Key Decisions for Investors

  • Establish a 1–2% long in The New York Times (NYT) over 6–12 months to capture subscription-driven durable revenue; add on any pullback >8% or if quarterly paid subscriber growth >2.5% month-over-month sequentially.
  • Initiate a 1% tactical long in Charles Schwab (SCHW) for 3–6 months to benefit from elevated retail trading activity driven by investment-education platforms; trim half the position on a >12% rally or if daily retail order flow back to pre-volatility levels (<5% of ADV).
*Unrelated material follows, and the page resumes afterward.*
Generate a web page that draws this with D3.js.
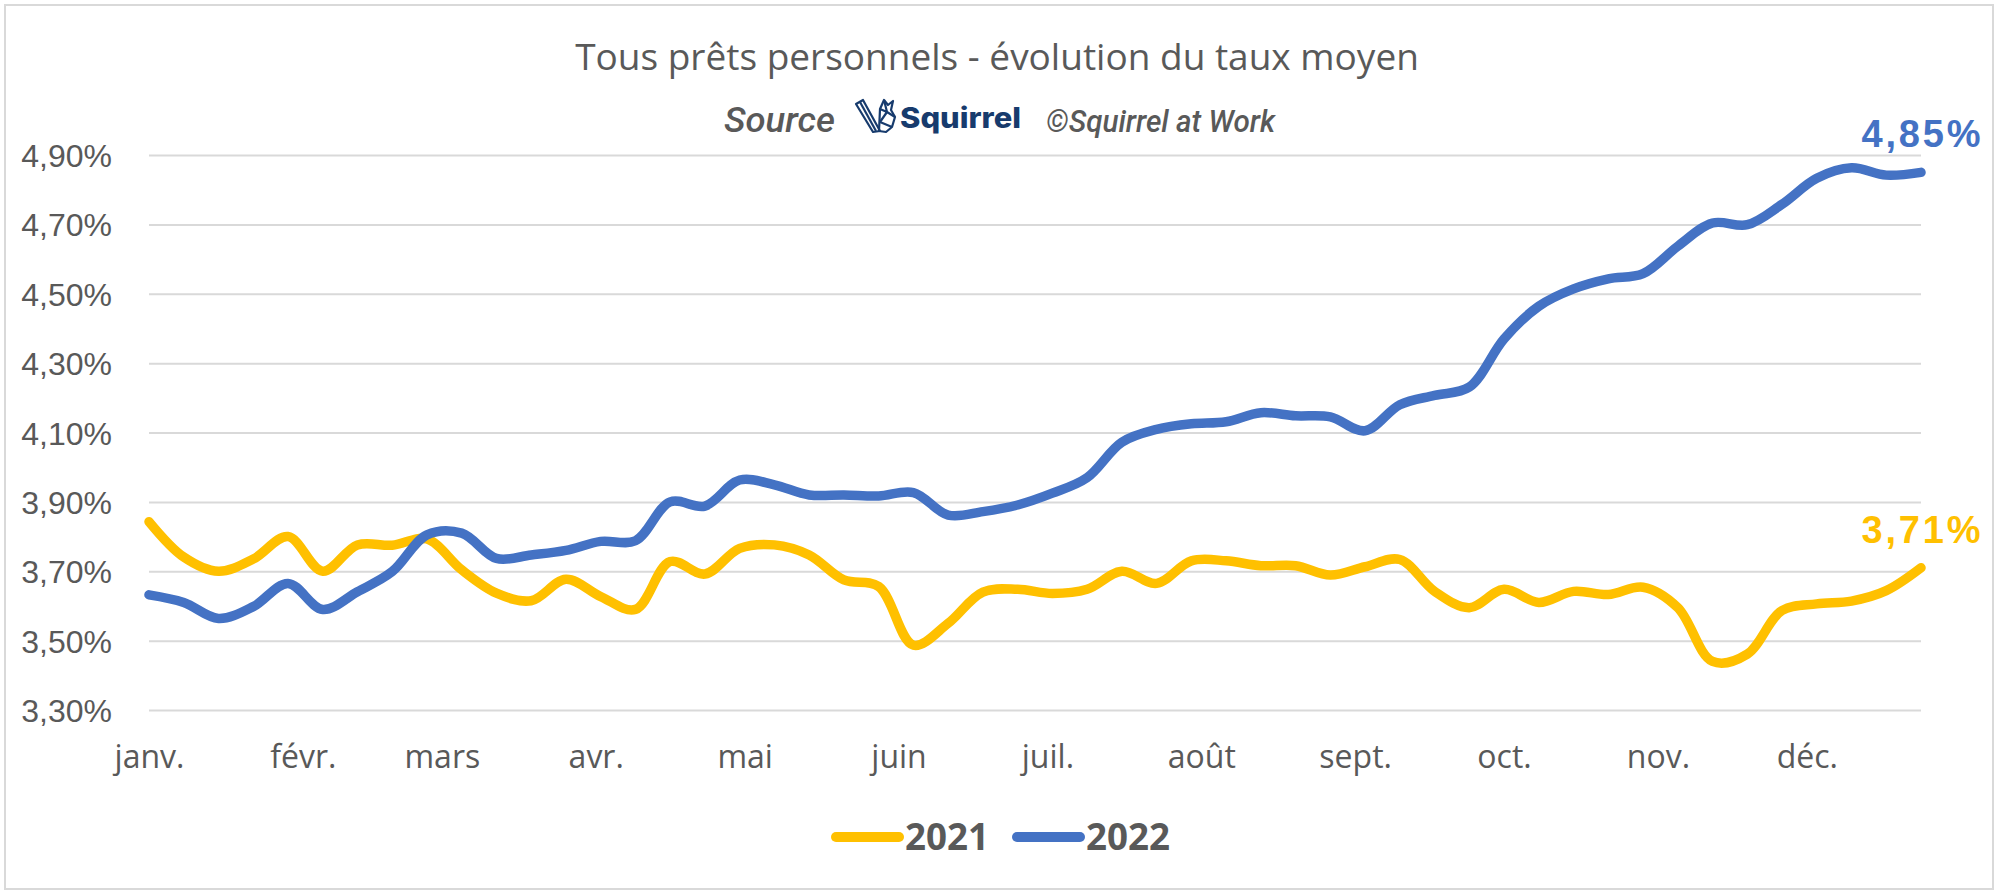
<!DOCTYPE html>
<html><head><meta charset="utf-8">
<script src="https://cdn.jsdelivr.net/npm/d3@7"></script>
<style>body{margin:0;background:#fff}</style>
</head><body>
<svg id="chart" width="2000" height="894"></svg>
<script>
// ---- data ----
const weekDates = ["2022-01-01","2022-01-08","2022-01-15","2022-01-22","2022-01-29",
  "2022-02-05","2022-02-12","2022-02-19","2022-02-26",
  "2022-03-05","2022-03-12","2022-03-19","2022-03-26",
  "2022-04-02","2022-04-09","2022-04-16","2022-04-23","2022-04-30",
  "2022-05-07","2022-05-14","2022-05-21","2022-05-28",
  "2022-06-04","2022-06-11","2022-06-18","2022-06-25",
  "2022-07-02","2022-07-09","2022-07-16","2022-07-23","2022-07-30",
  "2022-08-06","2022-08-13","2022-08-20","2022-08-27",
  "2022-09-03","2022-09-10","2022-09-17","2022-09-24",
  "2022-10-01","2022-10-08","2022-10-15","2022-10-22","2022-10-29",
  "2022-11-05","2022-11-12","2022-11-19","2022-11-26",
  "2022-12-03","2022-12-10","2022-12-17","2022-12-24"];
const monthDates = ["2022-01-01","2022-02-01","2022-03-01","2022-04-01","2022-05-01","2022-06-01",
  "2022-07-01","2022-08-01","2022-09-01","2022-10-01","2022-11-01","2022-12-01"];
const monthLabels = ["janv.","févr.","mars","avr.","mai","juin","juil.","août","sept.","oct.","nov.","déc."];
const yTicks = [3.3,3.5,3.7,3.9,4.1,4.3,4.5,4.7,4.9];
const seriesNames = ["2021","2022"];
const values2021 = [3.843,3.741,3.700,3.735,3.800,3.700,3.776,3.775,3.793,3.704,
  3.637,3.615,3.677,3.627,3.590,3.728,3.692,3.766,3.776,3.747,
  3.675,3.656,3.487,3.550,3.640,3.648,3.636,3.648,3.700,3.665,
  3.730,3.730,3.716,3.716,3.689,3.713,3.734,3.642,3.595,3.648,
  3.610,3.642,3.633,3.654,3.595,3.440,3.461,3.587,3.606,3.614,
  3.644,3.710];
const values2022 = [3.632,3.610,3.564,3.598,3.665,3.590,3.641,3.699,3.805,3.810,
  3.737,3.747,3.760,3.786,3.788,3.900,3.888,3.963,3.949,3.920,
  3.920,3.917,3.927,3.862,3.872,3.891,3.925,3.970,4.072,4.109,
  4.125,4.131,4.157,4.148,4.145,4.105,4.180,4.207,4.231,4.370,
  4.464,4.514,4.543,4.558,4.637,4.704,4.699,4.758,4.833,4.863,
  4.842,4.850];
const colors = ["#FFC000","#4472C4"];

// ---- chart ----
const parse = d3.timeParse("%Y-%m-%d");
const dates = weekDates.map(parse);
const svg = d3.select("#chart");
const textColor = "#595959";

svg.append("rect").attr("x",0).attr("y",0).attr("width",2000).attr("height",894).attr("fill","#fff");
svg.append("rect").attr("x",5).attr("y",5).attr("width",1988).attr("height",884)
  .attr("fill","none").attr("stroke","#D9D9D9").attr("stroke-width",2);

const x = d3.scaleTime().domain([dates[0], dates[dates.length-1]]).range([149,1921]);
const y = d3.scaleLinear().domain([3.3,4.9]).range([710,155]);

const fmt = v => d3.format(".2f")(v).replace(".", ",") + "%";

// y axis + gridlines
const gy = svg.append("g").attr("transform","translate(149,0)")
  .call(d3.axisLeft(y).tickValues(yTicks).tickSize(-(1921-149)).tickPadding(37).tickFormat(fmt));
gy.select(".domain").remove();
gy.selectAll(".tick line").attr("stroke","#D9D9D9").attr("stroke-width",2);
gy.selectAll(".tick text").attr("fill",textColor)
  .style("font-family","'Liberation Sans', Arial, sans-serif").style("font-size","32px")
  .attr("dy","0.36em");

// x axis
const gx = svg.append("g").attr("transform","translate(0,710)")
  .call(d3.axisBottom(x).tickValues(monthDates.map(parse)).tickSize(0)
    .tickFormat((d,i) => monthLabels[i]));
gx.select(".domain").remove();
gx.selectAll(".tick text").attr("fill",textColor).attr("y",58).attr("dy",0)
  .style("font-family","'Open Sans', sans-serif").style("font-size","32px");

// lines
const line = d3.line().x((d,i) => x(dates[i])).y(d => y(d)).curve(d3.curveCatmullRom.alpha(0.5));
[values2021, values2022].forEach((vals, si) => {
  svg.append("path").datum(vals).attr("d", line)
    .attr("fill","none").attr("stroke",colors[si]).attr("stroke-width",9.5)
    .attr("stroke-linecap","round").attr("stroke-linejoin","round");
});

// end labels
[values2021, values2022].forEach((vals, si) => {
  const last = vals[vals.length-1];
  svg.append("text").attr("x", x(dates[dates.length-1])).attr("y", y(last) - 25)
    .attr("text-anchor","middle").attr("fill",colors[si])
    .attr("textLength",119).attr("lengthAdjust","spacing")
    .style("font-family","'Liberation Sans', Arial, sans-serif").style("font-weight","bold")
    .style("font-size","38px").text(fmt(last));
});

// title
svg.append("text").attr("x",997).attr("y",70).attr("text-anchor","middle").attr("fill",textColor)
  .style("font-family","'Open Sans', sans-serif").style("font-size","37px")
  .text("Tous prêts personnels - évolution du taux moyen");

// source line
svg.append("text").attr("x",724).attr("y",132).attr("fill",textColor)
  .attr("textLength",111).attr("lengthAdjust","spacingAndGlyphs")
  .style("font-family","Roboto, sans-serif").style("font-style","italic").style("font-weight","500")
  .style("font-size","35px").text("Source");
svg.append("text").attr("x",1046).attr("y",132).attr("fill",textColor)
  .attr("textLength",229).attr("lengthAdjust","spacingAndGlyphs")
  .style("font-family","Roboto, sans-serif").style("font-style","italic").style("font-weight","500")
  .style("font-size","31px").text("©Squirrel at Work");

// logo
const navy = "#173B6D";
const logo = svg.append("g").attr("fill","none").attr("stroke",navy).attr("stroke-width",2.2)
  .attr("stroke-linejoin","round");
logo.append("path").attr("d","M856,104 L863,100 L880,131 L873,132 Z");
logo.append("path").attr("d","M860,102 L876,131");
logo.append("path").attr("d","M880,109 L884,100 L888,105 L893,101 L891,110 L895,117 L892,127 L886,132 L879,131 Z");
logo.append("path").attr("d","M884,100 L887,112 L895,117 M887,112 L880,122 L892,127 M880,109 L887,112");
svg.append("text").attr("x",900).attr("y",128).attr("fill",navy)
  .attr("textLength",121).attr("lengthAdjust","spacingAndGlyphs")
  .style("font-family","Inter, sans-serif").style("font-weight","800").style("font-size","28px")
  .text("Squirrel");

// legend
const legendX = [836, 1017];
seriesNames.forEach((name, si) => {
  svg.append("line").attr("x1",legendX[si]).attr("x2",legendX[si]+63).attr("y1",837).attr("y2",837)
    .attr("stroke",colors[si]).attr("stroke-width",10).attr("stroke-linecap","round");
  svg.append("text").attr("x",legendX[si]+69).attr("y",850).attr("fill",textColor)
    .attr("textLength",84).attr("lengthAdjust","spacingAndGlyphs")
    .style("font-family","'Open Sans', sans-serif").style("font-weight","700").style("font-size","37px")
    .text(name);
});
</script>
</body></html>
  • Open a 0.5% funded put spread on Meta Platforms (META) (3‑month, sell 1 strike lower) to hedge ad-revenue cyclicality; deploy if next two ad-revenue prints fall >3% q/q or iOS privacy headwinds re-accelerate, protecting portfolio against broad ad slowdown.
  • Buy a 12‑18 month call spread on NYT (e.g., +15% / +40% strikes) sized 0.5–1% notional to express asymmetric upside while capping premium; exit if FCF margin falls below 15% or churn rises above 6% annualized.
  • If within 60 days the SEC/FTC issues guidance limiting retail ‘investment advice’ distribution, immediately reduce direct-education/retail-exposure (NYT, subscription-media, broker-linked cross-sells) by 50% and rotate proceeds into defensive, cash-generative media credits (investment-grade bonds of subscription leaders).